La troisième partie de l’ouvrage traite de l’éthique proprement dite de l’aviateur, laquelle renvoie à la place de l’homme dans la guerre dans un environnement – la troisième dimension – où la distance entre l’adversaire sur le champ de bataille et les « servants de la puissance aérienne » est à priori plus importante que dans les autres armées. Si tous les aviateurs ne sont pas pilotes (ou personnel navigant), tous exercent un métier militaire fortement imprégné des emplois les plus qualifiés du monde civil, tout en étant engagés sur les théâtres d’opérations (y compris les équipages au sol de drones pour ce qui concerne l’armée de l’air française). Toutefois, force est de constater que l’individualisation du rapport à l’acte de guerre qui caractérise les aviateurs n’est pas synonyme de déresponsabilisation. Bien au contraire, la chaîne des opérations aériennes s’inscrit dans un processus de décision qui, de l’ordre de l’autorité politique à l’ouverture du feu depuis un aéronef de combat quel qu’il soit, est encadrée par les règles d’engagement (Rules of Engagement, ROE). Celles-ci sont définies par le haut commandement qui s’appuie dorénavant systématiquement sur l’analyse des conseillers juridiques chargés de veiller au respect des grands principes du droit international des Conventions de Genève et de La Haye.

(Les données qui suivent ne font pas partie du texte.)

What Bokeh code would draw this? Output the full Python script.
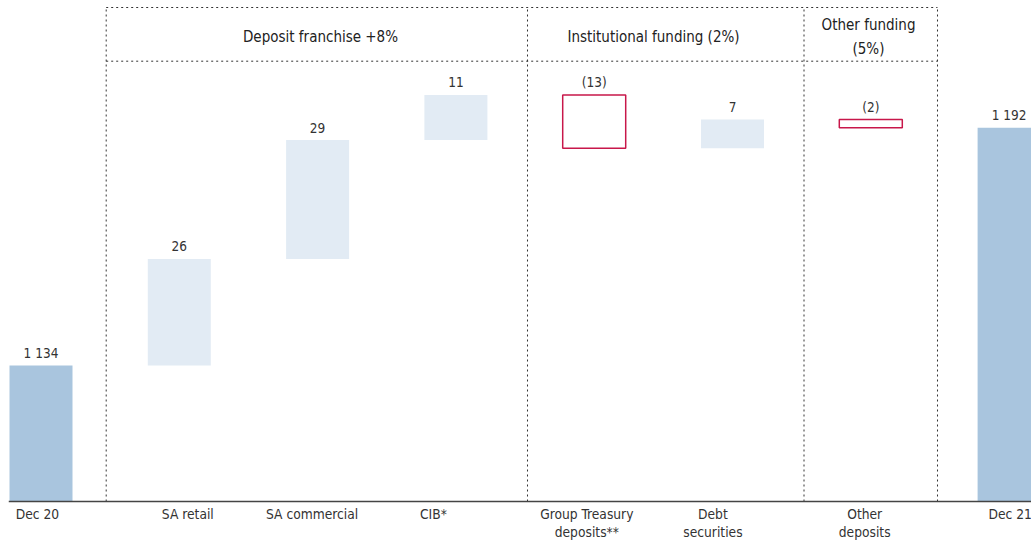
from bokeh.plotting import figure
from bokeh.models import Span, ColumnDataSource, Range1d
from bokeh.core.properties import value
from bokeh.embed import file_html
from bokeh.resources import INLINE

# ---- data ----
categories = ["Dec 20", "SA retail", "SA commercial", "CIB*",
              "Group Treasury\ndeposits**", "Debt\nsecurities", "Other\ndeposits", "Dec 21"]
start_total = 1134
changes = [26, 29, 11, -13, 7, -2]
end_total = 1192
group_titles = ["Deposit franchise +8%", "Institutional funding (2%)", "Other funding\n(5%)"]

# ---- layout (pixel-based helpers; not data) ----
STEP = 138.3            # px per category
PX_PER_UNIT = 4.1       # px per value unit
REF_PX = 365            # pixel row of start_total
FRAME_H = 542


def px2y(px):
    return start_total + (REF_PX - px) / PX_PER_UNIT


def px2x(px):
    return (px - 40.5) / STEP


axis_floor = px2y(501)
dividers = [px2x(105.7), px2x(527), px2x(803.5), px2x(937)]
group_x = [px2x(320), px2x(653), px2x(868)]
label_dx = [-3.5, 8.5, -5.5, -22.5, -7.4, -19.6, -6.1, 1.0]   # px shifts of category labels
LABEL_GAP = 12.5 / PX_PER_UNIT                                  # gap above bars, in value units

FONT = "'DejaVu Sans Condensed', 'DejaVu Sans', sans-serif"
TOTAL_COL = "#a9c5de"
POS_COL = "#e2ebf4"
NEG_COL = "#c8174a"
TXT = "#333333"


def fmt(v):
    s = f"{abs(v):,}".replace(",", " ")
    return f"({s})" if v < 0 else s


# waterfall geometry from data
labels, label_y = [fmt(start_total)], [start_total]
run = start_total
pos_src = dict(x=[], bottom=[], top=[])
neg_src = dict(x=[], bottom=[], top=[])
for i, c in enumerate(changes, start=1):
    lo, hi = min(run, run + c), max(run, run + c)
    tgt = pos_src if c >= 0 else neg_src
    tgt["x"].append(i); tgt["bottom"].append(lo); tgt["top"].append(hi)
    labels.append(fmt(c)); label_y.append(hi)
    run += c
n = len(categories)
tot_src = dict(x=[0, n - 1], bottom=[axis_floor, axis_floor], top=[start_total, end_total])
labels.append(fmt(end_total)); label_y.append(end_total)

p = figure(width=1031, height=FRAME_H, output_backend="svg", toolbar_location=None,
           x_range=Range1d(px2x(8), px2x(1031)), y_range=Range1d(px2y(FRAME_H), px2y(0)),
           min_border_left=8, min_border_right=0, min_border_top=0, min_border_bottom=0)
p.outline_line_color = None
p.xgrid.visible = False
p.ygrid.visible = False
p.xaxis.visible = False
p.yaxis.visible = False
p.background_fill_color = "white"

W = 63 / STEP
p.vbar(x="x", bottom="bottom", top="top", width=W, source=ColumnDataSource(tot_src),
       fill_color=TOTAL_COL, line_color=None)
p.vbar(x="x", bottom="bottom", top="top", width=W, source=ColumnDataSource(pos_src),
       fill_color=POS_COL, line_color=None)
p.vbar(x="x", bottom="bottom", top="top", width=W, source=ColumnDataSource(neg_src),
       fill_color="white", line_color=NEG_COL, line_width=1.5)

# value labels
p.text(x=list(range(n)), y=[v + LABEL_GAP for v in label_y], text=labels, text_align="center",
       text_baseline="alphabetic", text_font=value(FONT),
       text_font_size="13.5px", text_color=TXT)

# baseline (axis line)
p.add_layout(Span(location=axis_floor, dimension="width", line_color="#444444", line_width=1.5))

# group dividers
top_line, mid_line = px2y(7), px2y(60.7)
p.segment(x0=dividers, x1=dividers, y0=[axis_floor] * 4, y1=[top_line] * 4,
          line_color=TXT, line_dash="2 3", line_width=1)
p.segment(x0=[dividers[0]] * 2, x1=[dividers[-1]] * 2, y0=[top_line, mid_line],
          y1=[top_line, mid_line], line_color=TXT, line_dash="2 3", line_width=1)
p.text(x=group_x, y=[px2y(36.4)] * 3, text=group_titles,
       text_align="center", text_baseline="middle", text_font=value(FONT),
       text_font_size="15px", text_color="#222222", text_line_height=1.33)

# category labels below the axis line
p.text(x=[i + d / STEP for i, d in enumerate(label_dx)], y=[px2y(505.5)] * n, text=categories,
       text_align="center", text_baseline="top", text_font=value(FONT),
       text_font_size="13.7px", text_color=TXT, text_line_height=1.15)

open("out.html", "w").write(file_html(p, INLINE))
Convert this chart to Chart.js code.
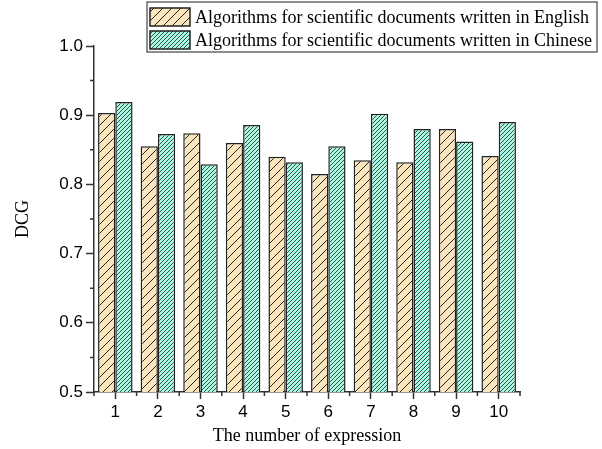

Quant aux équipages des aéronefs de combat qui constituent le bras armé de la puissance aérienne, ils contribuent au même niveau de responsabilité que les combattants au sol ou en mer à la défense de ce droit pour autant que les missions qu’ils exécutent se rattachent au droit et à l’éthique de la guerre.
Pascal M. Dupont.
[1] Préface du général d’armée François Lecointre, chef d’état-major des armées
[2] Pilote d’hélicoptère de l’armée de l’air et de l’espace, le lieutenant-colonel Florian Morilhat est diplômé de l’Institut d’Etudes politiques (IEP) de Paris et enseignant en éthique de la décision à l’Institut National des Langues et Civilisations Orientales (INALCO).